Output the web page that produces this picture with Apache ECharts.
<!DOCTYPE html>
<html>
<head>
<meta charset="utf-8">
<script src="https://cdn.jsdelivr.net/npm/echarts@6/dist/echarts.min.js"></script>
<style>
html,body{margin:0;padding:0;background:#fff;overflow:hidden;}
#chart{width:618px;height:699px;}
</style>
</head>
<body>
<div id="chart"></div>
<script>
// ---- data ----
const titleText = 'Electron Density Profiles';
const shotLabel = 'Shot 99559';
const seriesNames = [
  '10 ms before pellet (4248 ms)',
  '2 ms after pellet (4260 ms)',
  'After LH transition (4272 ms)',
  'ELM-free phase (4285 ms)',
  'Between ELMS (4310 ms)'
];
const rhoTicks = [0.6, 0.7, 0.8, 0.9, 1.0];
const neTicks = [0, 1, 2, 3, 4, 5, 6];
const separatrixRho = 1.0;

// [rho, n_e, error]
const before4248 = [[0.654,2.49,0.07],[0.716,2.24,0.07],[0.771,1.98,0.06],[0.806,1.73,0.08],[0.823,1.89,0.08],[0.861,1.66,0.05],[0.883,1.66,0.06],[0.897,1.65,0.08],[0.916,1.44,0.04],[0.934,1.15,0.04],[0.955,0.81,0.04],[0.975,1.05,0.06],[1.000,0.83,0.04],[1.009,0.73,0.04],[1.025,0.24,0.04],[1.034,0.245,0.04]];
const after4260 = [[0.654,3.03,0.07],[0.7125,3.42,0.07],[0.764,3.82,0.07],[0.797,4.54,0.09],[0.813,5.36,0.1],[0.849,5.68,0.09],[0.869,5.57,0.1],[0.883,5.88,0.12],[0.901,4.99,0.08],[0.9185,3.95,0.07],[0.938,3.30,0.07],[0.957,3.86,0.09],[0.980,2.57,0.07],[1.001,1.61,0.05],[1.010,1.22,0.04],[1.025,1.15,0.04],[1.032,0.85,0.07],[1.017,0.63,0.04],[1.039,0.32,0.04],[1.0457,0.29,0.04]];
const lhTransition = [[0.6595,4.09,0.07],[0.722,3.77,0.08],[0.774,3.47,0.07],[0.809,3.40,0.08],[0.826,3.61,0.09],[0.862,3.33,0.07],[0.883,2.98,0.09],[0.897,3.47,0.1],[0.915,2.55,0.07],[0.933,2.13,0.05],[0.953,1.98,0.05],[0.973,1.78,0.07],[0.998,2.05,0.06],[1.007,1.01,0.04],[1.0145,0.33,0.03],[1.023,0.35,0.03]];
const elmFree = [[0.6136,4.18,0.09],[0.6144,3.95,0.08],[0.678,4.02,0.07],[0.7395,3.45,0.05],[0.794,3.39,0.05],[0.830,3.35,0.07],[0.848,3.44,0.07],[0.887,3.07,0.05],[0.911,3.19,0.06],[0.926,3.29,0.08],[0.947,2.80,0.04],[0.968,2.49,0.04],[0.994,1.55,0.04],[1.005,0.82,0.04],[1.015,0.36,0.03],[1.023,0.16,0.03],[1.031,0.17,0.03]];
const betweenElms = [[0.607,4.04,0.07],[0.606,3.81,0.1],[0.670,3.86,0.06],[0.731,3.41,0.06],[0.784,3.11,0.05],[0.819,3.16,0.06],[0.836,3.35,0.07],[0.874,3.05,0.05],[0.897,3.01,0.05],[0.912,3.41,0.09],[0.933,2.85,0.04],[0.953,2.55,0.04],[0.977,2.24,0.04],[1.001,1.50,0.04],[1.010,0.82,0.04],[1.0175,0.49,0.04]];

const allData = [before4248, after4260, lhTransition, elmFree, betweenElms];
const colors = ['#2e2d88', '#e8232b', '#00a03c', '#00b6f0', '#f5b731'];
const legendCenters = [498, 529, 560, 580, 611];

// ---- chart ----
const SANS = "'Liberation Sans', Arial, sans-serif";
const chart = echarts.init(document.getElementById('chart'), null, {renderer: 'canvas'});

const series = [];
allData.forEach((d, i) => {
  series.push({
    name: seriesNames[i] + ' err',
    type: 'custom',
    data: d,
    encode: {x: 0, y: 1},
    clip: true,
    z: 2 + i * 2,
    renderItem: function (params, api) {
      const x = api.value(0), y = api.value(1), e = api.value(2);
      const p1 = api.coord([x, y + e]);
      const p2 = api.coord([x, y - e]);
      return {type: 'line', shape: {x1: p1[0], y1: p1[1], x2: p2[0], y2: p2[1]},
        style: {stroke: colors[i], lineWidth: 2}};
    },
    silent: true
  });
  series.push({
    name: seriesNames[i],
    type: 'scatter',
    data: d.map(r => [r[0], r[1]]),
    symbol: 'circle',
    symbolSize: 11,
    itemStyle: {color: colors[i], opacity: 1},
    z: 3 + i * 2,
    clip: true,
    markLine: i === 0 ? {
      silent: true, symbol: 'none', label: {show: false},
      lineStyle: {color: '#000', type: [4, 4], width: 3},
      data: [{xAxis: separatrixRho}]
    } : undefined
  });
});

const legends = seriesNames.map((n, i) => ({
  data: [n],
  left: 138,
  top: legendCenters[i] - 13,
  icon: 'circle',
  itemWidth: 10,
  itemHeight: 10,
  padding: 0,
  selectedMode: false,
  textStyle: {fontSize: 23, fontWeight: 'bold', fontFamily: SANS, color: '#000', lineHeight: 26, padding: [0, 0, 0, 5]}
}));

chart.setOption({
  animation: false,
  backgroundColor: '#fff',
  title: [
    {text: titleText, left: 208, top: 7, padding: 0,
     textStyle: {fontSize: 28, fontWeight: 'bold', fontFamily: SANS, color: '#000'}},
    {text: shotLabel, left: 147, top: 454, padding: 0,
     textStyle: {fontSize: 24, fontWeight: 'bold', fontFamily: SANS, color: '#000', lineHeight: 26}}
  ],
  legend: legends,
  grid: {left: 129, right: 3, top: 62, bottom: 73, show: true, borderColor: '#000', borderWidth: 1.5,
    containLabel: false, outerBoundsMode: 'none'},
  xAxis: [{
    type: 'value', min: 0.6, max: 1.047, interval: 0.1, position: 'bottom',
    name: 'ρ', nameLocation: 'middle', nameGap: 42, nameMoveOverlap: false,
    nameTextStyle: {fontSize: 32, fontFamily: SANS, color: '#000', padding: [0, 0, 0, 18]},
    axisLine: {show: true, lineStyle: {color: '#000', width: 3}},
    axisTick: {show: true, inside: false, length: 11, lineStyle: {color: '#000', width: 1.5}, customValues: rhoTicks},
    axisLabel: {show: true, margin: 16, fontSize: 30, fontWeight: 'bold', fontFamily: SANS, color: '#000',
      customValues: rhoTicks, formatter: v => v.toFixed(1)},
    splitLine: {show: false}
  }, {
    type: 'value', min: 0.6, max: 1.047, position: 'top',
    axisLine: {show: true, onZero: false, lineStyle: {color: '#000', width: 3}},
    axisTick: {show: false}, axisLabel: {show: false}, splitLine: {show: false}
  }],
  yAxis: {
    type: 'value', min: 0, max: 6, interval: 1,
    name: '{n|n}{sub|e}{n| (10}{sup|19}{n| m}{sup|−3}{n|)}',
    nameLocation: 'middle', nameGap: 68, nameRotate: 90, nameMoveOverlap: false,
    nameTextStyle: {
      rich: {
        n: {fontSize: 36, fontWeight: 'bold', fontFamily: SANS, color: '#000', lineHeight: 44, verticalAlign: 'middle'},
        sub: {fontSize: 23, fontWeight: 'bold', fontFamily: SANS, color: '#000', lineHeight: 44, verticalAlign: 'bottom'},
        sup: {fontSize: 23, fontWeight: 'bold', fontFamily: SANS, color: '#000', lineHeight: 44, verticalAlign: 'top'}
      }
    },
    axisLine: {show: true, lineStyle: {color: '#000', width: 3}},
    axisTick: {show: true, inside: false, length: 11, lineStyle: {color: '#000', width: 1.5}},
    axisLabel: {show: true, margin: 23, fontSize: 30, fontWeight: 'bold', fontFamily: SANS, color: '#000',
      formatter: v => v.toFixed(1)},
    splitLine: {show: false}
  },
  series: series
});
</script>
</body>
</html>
==
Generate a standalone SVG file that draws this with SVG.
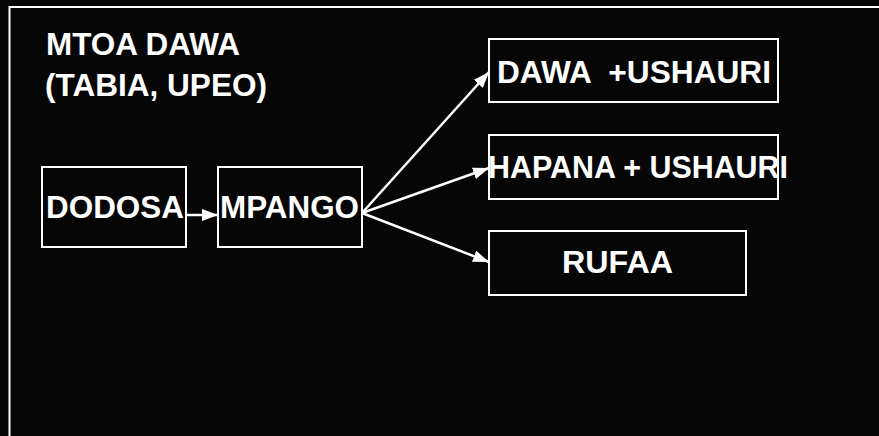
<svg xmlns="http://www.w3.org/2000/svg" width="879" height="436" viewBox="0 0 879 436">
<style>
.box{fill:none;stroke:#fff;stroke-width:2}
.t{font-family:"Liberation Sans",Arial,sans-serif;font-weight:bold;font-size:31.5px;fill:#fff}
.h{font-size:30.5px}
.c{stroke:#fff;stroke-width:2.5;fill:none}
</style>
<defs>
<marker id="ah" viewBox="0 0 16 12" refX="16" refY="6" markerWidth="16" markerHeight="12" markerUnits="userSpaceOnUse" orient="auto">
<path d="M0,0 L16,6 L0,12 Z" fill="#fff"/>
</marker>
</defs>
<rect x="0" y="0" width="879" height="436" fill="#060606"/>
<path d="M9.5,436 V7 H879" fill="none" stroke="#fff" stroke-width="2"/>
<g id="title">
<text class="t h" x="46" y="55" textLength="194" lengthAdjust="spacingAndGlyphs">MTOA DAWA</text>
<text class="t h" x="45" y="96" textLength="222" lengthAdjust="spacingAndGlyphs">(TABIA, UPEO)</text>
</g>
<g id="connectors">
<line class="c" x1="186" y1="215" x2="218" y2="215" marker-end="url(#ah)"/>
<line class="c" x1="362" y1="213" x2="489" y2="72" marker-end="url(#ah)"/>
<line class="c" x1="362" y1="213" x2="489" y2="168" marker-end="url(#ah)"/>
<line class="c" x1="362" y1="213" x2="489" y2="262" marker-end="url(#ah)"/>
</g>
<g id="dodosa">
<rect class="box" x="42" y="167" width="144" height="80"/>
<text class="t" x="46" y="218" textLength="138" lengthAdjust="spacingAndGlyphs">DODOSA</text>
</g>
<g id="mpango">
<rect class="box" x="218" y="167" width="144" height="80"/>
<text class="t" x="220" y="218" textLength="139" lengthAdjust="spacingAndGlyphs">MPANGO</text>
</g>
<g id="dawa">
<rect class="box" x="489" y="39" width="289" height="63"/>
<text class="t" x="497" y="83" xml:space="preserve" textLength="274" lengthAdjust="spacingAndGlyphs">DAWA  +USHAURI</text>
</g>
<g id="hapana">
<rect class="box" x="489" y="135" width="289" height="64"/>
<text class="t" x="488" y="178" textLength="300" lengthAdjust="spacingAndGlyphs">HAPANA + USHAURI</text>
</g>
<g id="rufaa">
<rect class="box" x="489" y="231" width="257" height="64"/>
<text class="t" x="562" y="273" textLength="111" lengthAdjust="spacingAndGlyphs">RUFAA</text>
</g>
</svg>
...
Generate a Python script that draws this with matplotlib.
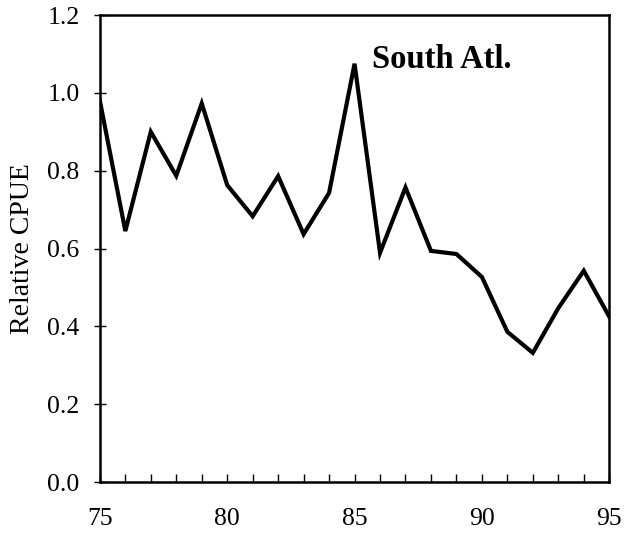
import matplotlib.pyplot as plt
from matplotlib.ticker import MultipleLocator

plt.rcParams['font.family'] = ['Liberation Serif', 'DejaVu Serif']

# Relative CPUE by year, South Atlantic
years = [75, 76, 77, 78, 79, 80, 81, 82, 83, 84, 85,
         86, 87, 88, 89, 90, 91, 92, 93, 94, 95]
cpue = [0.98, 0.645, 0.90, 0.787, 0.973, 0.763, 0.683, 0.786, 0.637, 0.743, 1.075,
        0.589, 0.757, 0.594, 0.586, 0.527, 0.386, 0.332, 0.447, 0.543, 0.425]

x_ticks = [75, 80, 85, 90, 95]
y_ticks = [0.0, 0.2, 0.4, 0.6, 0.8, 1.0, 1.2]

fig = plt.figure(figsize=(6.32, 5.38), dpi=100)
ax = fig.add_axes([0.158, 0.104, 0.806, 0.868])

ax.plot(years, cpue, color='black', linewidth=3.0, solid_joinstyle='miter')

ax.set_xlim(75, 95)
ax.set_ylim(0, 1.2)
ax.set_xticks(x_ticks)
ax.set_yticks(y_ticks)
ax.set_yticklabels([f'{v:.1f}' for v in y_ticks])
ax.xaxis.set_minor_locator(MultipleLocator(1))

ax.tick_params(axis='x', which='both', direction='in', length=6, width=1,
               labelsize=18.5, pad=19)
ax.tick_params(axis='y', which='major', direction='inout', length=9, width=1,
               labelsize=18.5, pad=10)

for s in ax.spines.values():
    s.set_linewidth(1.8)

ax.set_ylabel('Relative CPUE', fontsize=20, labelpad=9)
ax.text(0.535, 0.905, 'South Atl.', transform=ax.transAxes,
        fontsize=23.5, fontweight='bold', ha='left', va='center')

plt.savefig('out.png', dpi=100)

### REQUIRED WORK
The lines to quote run from the one containing "Output the web" to the one containing "const separatrixRho = 1.0;". Quote them exactly, with both of those lines, and nothing else.

### ANSWER TO THIS PROBLEM
Output the web page that produces this picture with Apache ECharts.
<!DOCTYPE html>
<html>
<head>
<meta charset="utf-8">
<script src="https://cdn.jsdelivr.net/npm/echarts@6/dist/echarts.min.js"></script>
<style>
html,body{margin:0;padding:0;background:#fff;overflow:hidden;}
#chart{width:618px;height:699px;}
</style>
</head>
<body>
<div id="chart"></div>
<script>
// ---- data ----
const titleText = 'Electron Density Profiles';
const shotLabel = 'Shot 99559';
const seriesNames = [
  '10 ms before pellet (4248 ms)',
  '2 ms after pellet (4260 ms)',
  'After LH transition (4272 ms)',
  'ELM-free phase (4285 ms)',
  'Between ELMS (4310 ms)'
];
const rhoTicks = [0.6, 0.7, 0.8, 0.9, 1.0];
const neTicks = [0, 1, 2, 3, 4, 5, 6];
const separatrixRho = 1.0;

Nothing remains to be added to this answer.